Agustín Guillamón has been editor of the magazine Balance since 1993. An ongoing investigation of events and personalities in the Spanish revolution, it has become a gradual recuperation of what we might call the “awkward squad”—those comrades from the revolutionary organizations who have been slandered by the neo-Stalinists and, more worryingly, sometimes, by members of their own organization looking to re-shape history and place themselves in the most flattering light. His book The Friends of Durruti Group, 1937–1939 was published by AK Press in 1996 and Ready for Revolution is part of a trilogy that examines Spanish working-class anarchism up to and after the May Days of 1937. He describes his work as a historian as part of the “unveiling of the real history of the class struggle.” A battle, if you like, against the amnesia that can easily envelop us.

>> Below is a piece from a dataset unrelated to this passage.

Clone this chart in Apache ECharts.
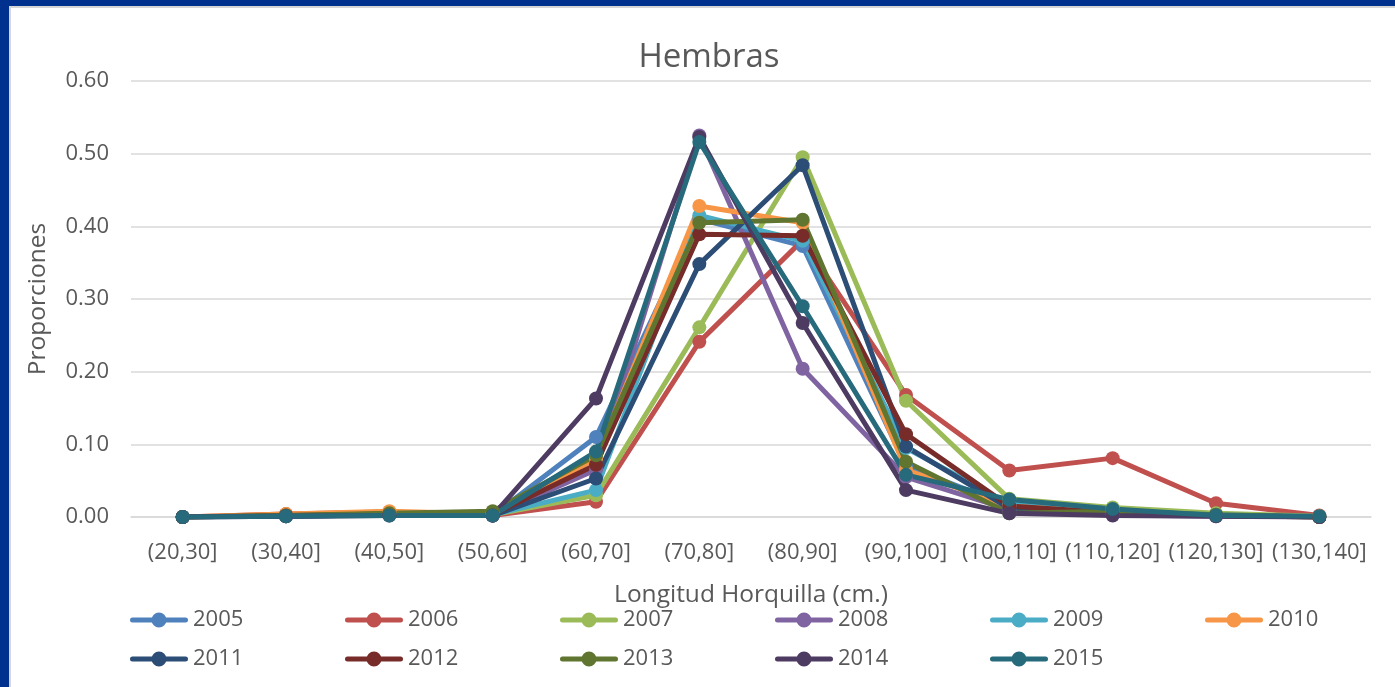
<!DOCTYPE html>
<html>
<head>
<meta charset="utf-8">
<script src="https://cdn.jsdelivr.net/npm/echarts@6/dist/echarts.min.js"></script>
<style>
  html, body { margin: 0; padding: 0; width: 1395px; height: 687px; overflow: hidden; background: #00318f; }
  #panel { position: absolute; left: 9px; top: 6px; width: 1386px; height: 681px; background: #ffffff; border-left: 2px solid #d6d6d6; border-top: 2px solid #d6d6d6; box-sizing: border-box; }
  #chart { position: absolute; left: 0; top: 0; width: 1395px; height: 687px; }
</style>
</head>
<body>
<div id="panel"></div>
<div id="chart"></div>
<script>
const categories = ['(20,30]','(30,40]','(40,50]','(50,60]','(60,70]','(70,80]','(80,90]','(90,100]','(100,110]','(110,120]','(120,130]','(130,140]'];
const yTicks = [0, 0.1, 0.2, 0.3, 0.4, 0.5, 0.6];

const y2005 = [0, 0.002, 0.004, 0.002, 0.110, 0.410, 0.373, 0.070, 0.015, 0.005, 0.002, 0];
const y2006 = [0, 0.004, 0.007, 0.002, 0.021, 0.241, 0.381, 0.168, 0.064, 0.081, 0.019, 0.002];
const y2007 = [0, 0.002, 0.006, 0.003, 0.030, 0.261, 0.495, 0.160, 0.025, 0.013, 0.005, 0.001];
const y2008 = [0, 0.001, 0.003, 0.002, 0.065, 0.525, 0.204, 0.055, 0.010, 0.003, 0.001, 0];
const y2009 = [0, 0.002, 0.004, 0.003, 0.037, 0.415, 0.380, 0.095, 0.018, 0.008, 0.003, 0];
const y2010 = [0, 0.004, 0.008, 0.004, 0.080, 0.428, 0.405, 0.065, 0.015, 0.006, 0.002, 0];
const y2011 = [0, 0.001, 0.003, 0.002, 0.053, 0.348, 0.484, 0.097, 0.012, 0.005, 0.002, 0];
const y2012 = [0, 0.002, 0.004, 0.003, 0.072, 0.389, 0.387, 0.114, 0.015, 0.006, 0.002, 0];
const y2013 = [0, 0.002, 0.005, 0.008, 0.085, 0.405, 0.409, 0.076, 0.005, 0.008, 0.003, 0];
const y2014 = [0, 0.001, 0.002, 0.002, 0.163, 0.523, 0.267, 0.037, 0.005, 0.002, 0.001, 0];
const y2015 = [0, 0.001, 0.002, 0.002, 0.090, 0.516, 0.290, 0.058, 0.024, 0.011, 0.002, 0.001];

const seriesNames = ['2005','2006','2007','2008','2009','2010','2011','2012','2013','2014','2015'];
const seriesData = [y2005, y2006, y2007, y2008, y2009, y2010, y2011, y2012, y2013, y2014, y2015];
const colors = ['#4f81bd','#c0504d','#9bbb59','#8064a2','#4bacc6','#f79646','#2c4d75','#772c2a','#5f7530','#4d3b62','#276a7c'];

const FONT = '"Open Sans", "DejaVu Sans", sans-serif';
const TXT = '#595959';
// legend icon: thick line with a circle marker in the middle (58 x 16 box)
const LEGEND_ICON = 'path://M2.5,5.5 L55.5,5.5 A2.5,2.5 0 0,1 55.5,10.5 L2.5,10.5 A2.5,2.5 0 0,1 2.5,5.5 Z M21.5,8 A7.5,7.5 0 1,1 36.5,8 A7.5,7.5 0 1,1 21.5,8 Z';

const chart = echarts.init(document.getElementById('chart'), null, { renderer: 'canvas' });
chart.setOption({
  backgroundColor: 'transparent',
  animation: false,
  color: colors,
  title: {
    text: 'Hembras',
    left: 704,
    textAlign: 'center',
    top: 36,
    textStyle: { fontFamily: FONT, fontSize: 33, fontWeight: 'normal', color: TXT }
  },
  legend: {
    data: seriesNames,
    icon: LEGEND_ICON,
    left: 130,
    top: 609,
    padding: 0,
    width: 1290,
    itemWidth: 58,
    itemHeight: 16,
    itemGap: 17,
    textStyle: { fontFamily: FONT, fontSize: 22, color: TXT, width: 135, lineHeight: 18, overflow: 'none' }
  },
  grid: { left: 131, right: 24, top: 81, bottom: 170, containLabel: false },
  xAxis: {
    type: 'category',
    data: categories,
    boundaryGap: true,
    name: 'Longitud Horquilla (cm.)',
    nameLocation: 'middle',
    nameGap: 66,
    nameTextStyle: { fontFamily: FONT, fontSize: 24.5, color: TXT },
    axisLine: { show: true, lineStyle: { color: '#d9d9d9', width: 1.5 } },
    axisTick: { show: false },
    axisLabel: { fontFamily: FONT, fontSize: 22, color: TXT, margin: 25, interval: 0 }
  },
  yAxis: {
    type: 'value',
    min: yTicks[0],
    max: yTicks[yTicks.length - 1],
    interval: 0.1,
    name: 'Proporciones',
    nameLocation: 'middle',
    nameGap: 80,
    nameTextStyle: { fontFamily: FONT, fontSize: 24.5, color: TXT },
    axisLine: { show: false },
    axisTick: { show: false },
    splitLine: { lineStyle: { color: '#d9d9d9', width: 1.5 } },
    axisLabel: { fontFamily: FONT, fontSize: 22, color: TXT, margin: 22, formatter: v => v.toFixed(2) }
  },
  series: seriesNames.map((n, i) => ({
    name: n,
    type: 'line',
    data: seriesData[i],
    symbol: 'circle',
    symbolSize: 14,
    showSymbol: true,
    lineStyle: { width: 5, color: colors[i] },
    itemStyle: { color: colors[i] },
    emphasis: { disabled: true }
  }))
});
</script>
</body>
</html>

This is a book that develops the work done in equally seminal texts such as Vernon Richards’s Lessons of the Spanish Revolution (Freedom Press, 1972, enlarged edition), Stuart Christie’s We, the Anarchists (AK Press, 2008) and Chris Ealham’s Anarchism and the City (AK Press, 2010). Like them, Ready for Revolution stops us in our tracks and makes us re-assess and debate what we thought we knew. It is a beautifully researched book that is forcefully presented and is, without doubt, a major work of radical scholarship.

    Kate Sharpley Library August 2013

Notes

1, Juan García Oliver, Wrong Steps: Errors in the Spanish Revolution (London: Kate Sharpley Library, 2000), 13.

2, Carlo Cafiero, Revolution (Edmonton: Black Cat Press, 2012), 64.